Deutsche ESC-Jury: Habt Ihr Finnland vergessen?
Nicht nur die peinliche Live-Verkündung durch den Keks-auspackenden Elton (52) wurde von mir mit einem Kopfschütteln zur Kenntnis genommen. Auch die Zusammenstellung der deutschen "Fachjury" wirft viele Fragen auf.
Da sitzt eine Katja Ebstein (78), die durch ihre erfolgreichen ESC-Teilnahmen 1970, 1971 und 1980 natürlich in die Geschichte einging, anhand ihres Alters aber wahrscheinlich eher weniger den Zahn der Zeit trifft.
Da ist eine Anica Russo (23), die mit "Once Upon A Dream" Sechste beim Vorentscheid wurde und musikalisch auf ihren Durchbruch wartet.

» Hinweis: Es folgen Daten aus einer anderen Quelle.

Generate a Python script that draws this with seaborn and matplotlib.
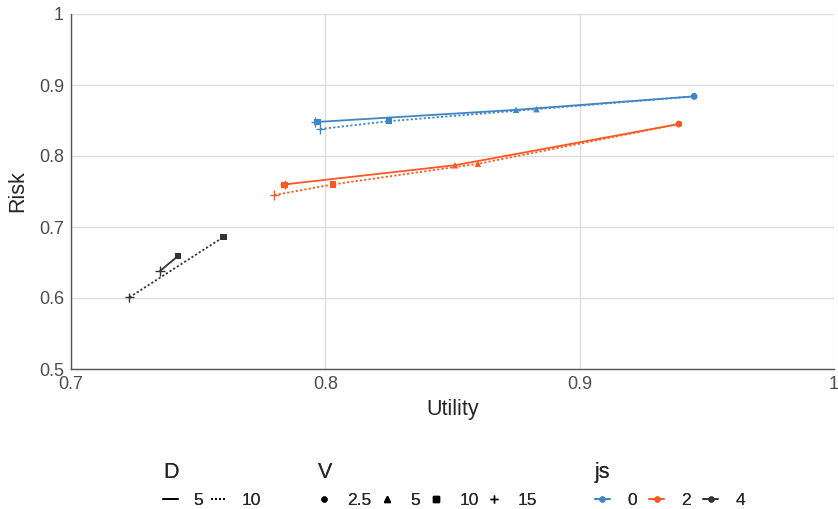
import pandas as pd
import matplotlib
matplotlib.use("Agg")
import matplotlib.pyplot as plt
from matplotlib.lines import Line2D
import seaborn as sns

# values
js = [0, 0, 0, 0, 0, 0, 0, 0, 2, 2, 2, 2, 2, 2, 2, 2, 4, 4, 4, 4]
D = [5, 5, 5, 5, 10, 10, 10, 10, 5, 5, 5, 5, 10, 10, 10, 10, 5, 5, 10, 10]
V = [2.5, 5, 10, 15, 2.5, 5, 10, 15, 2.5, 5, 10, 15, 2.5, 5, 10, 15, 10, 15, 10, 15]
utility = [0.945, 0.875, 0.797, 0.796, 0.945, 0.883, 0.825, 0.798,
           0.939, 0.851, 0.784, 0.784, 0.939, 0.860, 0.803, 0.780,
           0.742, 0.735, 0.760, 0.723]
risk = [0.884, 0.865, 0.848, 0.848, 0.884, 0.866, 0.849, 0.838,
        0.845, 0.787, 0.759, 0.760, 0.845, 0.789, 0.760, 0.745,
        0.659, 0.638, 0.686, 0.601]

df = pd.DataFrame({"js": js, "D": D, "V": V, "Utility": utility, "Risk": risk})
df["js"] = df["js"].astype(str)
df["D"] = df["D"].astype(str)

colors = {"0": "#3f86c6", "2": "#ff5722", "4": "#333333"}
dashes = {"5": "", "10": (1.2, 1.2)}
markers = {2.5: "o", 5: "^", 10: "s"}

sns.set_style("white")
plt.rcParams["font.family"] = ["Liberation Sans", "DejaVu Sans"]

fig = plt.figure(figsize=(8.38, 5.09), dpi=100)
ax = fig.add_axes([71 / 838, 1 - 369 / 509, 763 / 838, 355 / 509])

sns.lineplot(data=df, x="Utility", y="Risk", hue="js", style="D",
             palette=colors, dashes=dashes, linewidth=1.3,
             estimator=None, sort=True, legend=False, ax=ax)

filled = df[df["V"] != 15]
sns.scatterplot(data=filled, x="Utility", y="Risk", hue="js", style="V",
                palette=colors, markers=markers, s=22, linewidth=0,
                legend=False, ax=ax)
plus = df[df["V"] == 15]
sns.scatterplot(data=plus, x="Utility", y="Risk", hue="js", marker="+",
                palette=colors, s=45, linewidth=1.0, legend=False, ax=ax)

ax.set_xlim(0.7, 1.0)
ax.set_ylim(0.5, 1.0)
ax.set_xticks([0.7, 0.8, 0.9, 1.0])
ax.set_xticklabels(["0.7", "0.8", "0.9", "1"])
ax.set_yticks([0.5, 0.6, 0.7, 0.8, 0.9, 1.0])
ax.set_yticklabels(["0.5", "0.6", "0.7", "0.8", "0.9", "1"])
ax.grid(True, color="#dedede", linewidth=1.0)
ax.set_axisbelow(True)
for side in ["top", "right"]:
    ax.spines[side].set_visible(False)
for side in ["left", "bottom"]:
    ax.spines[side].set_color("#555555")
    ax.spines[side].set_linewidth(1.0)
ax.tick_params(axis="both", length=3, color="#cccccc", labelsize=13,
               labelcolor="#4d4d4d", pad=2)
ax.set_xlabel("Utility", fontsize=15.5, labelpad=4)
ax.set_ylabel("Risk", fontsize=15.5, labelpad=8)

# legends at the bottom
def add_legend(handles, labels, title, x, hlen, hpad, cspace):
    leg = fig.legend(handles, labels, title=title, loc="upper left",
                     bbox_to_anchor=(x, 0.105), ncol=len(handles),
                     frameon=False, fontsize=12.5, title_fontsize=15.5,
                     handlelength=hlen, handletextpad=hpad, columnspacing=cspace,
                     borderaxespad=0, labelspacing=0.55)
    leg._legend_box.align = "left"
    fig.add_artist(leg)

d_handles = [Line2D([], [], color="black", linewidth=1.2),
             Line2D([], [], color="black", linewidth=1.2, linestyle=(0, (1.2, 1.2)))]
add_legend(d_handles, ["5", "10"], "D", 0.186, 0.9, 0.85, 0.45)

v_handles = [Line2D([], [], color="black", marker=m, linestyle="none", markersize=ms,
                    markeredgewidth=1.0)
             for m, ms in [("o", 3.5), ("^", 4), ("s", 4), ("+", 6)]]
add_legend(v_handles, ["2.5", "5", "10", "15"], "V", 0.371, 0.7, 1.0, 0.55)

js_handles = [Line2D([], [], color=c, marker="o", markersize=3.5, linewidth=1.2)
              for c in colors.values()]
add_legend(js_handles, ["0", "2", "4"], "js", 0.7017, 0.86, 1.0, 0.7)

fig.savefig("out.png", dpi=100)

Ein Arne Ghosh, der mit seiner Musikagentur als eines der größten Steckenpferde Stefanie Heinzmann betreut. Hinzu kommt "Bremen Vier"-Radiomoderator Kai Tölke und "Frida Gold"-Sängerin Alina Süggeler (38), die ihre Teilnahme am Vorentscheid krankheitsbedingt absagen musste.
Zwar gaben sie Loreen die Höchstpunktzahl und lagen damit goldrichtig. Wie man der Estin Alika ("Bridges") aber zur Zweit- und Australiens Voyager ("Promise") zum Drittplatzierten machen konnte, erschließt sich kaum.
Noch krasser: Der letztlich zweitplatzierte Käärijä bekam keinen einzigen Jurypunkt aus Deutschland. Das grenzt schon fast an einen Skandal und ist höchst peinlich.
Fazit nach dem Eurovision Song Contest 2023
Immerhin: In den beiden Halbfinals wurde erstmals das Jury-Voting abgeschafft. So tippte auch TAG24-Redakteur Nico Zeißler 19 der 20 Länder richtig, die es ins Finale schafften.
Gäbe es das Jury-Voting nicht und würde der ESC-Sieger ausschließlich von den abstimmenden Zuschauern bestimmt werden, hätte sich in diesem Jahr Finnland die europäische Musikkrone aufgesetzt.
Allein sechs Nationen aus der Top 10 der Jury schafften es nicht in die Zuschauer-Top-10: Estland, Australien, Belgien, Österreich, Spanien und Tschechien.
Zeit für eine Revolution zugunsten der Mehrheit, der Zuschauer. Oder?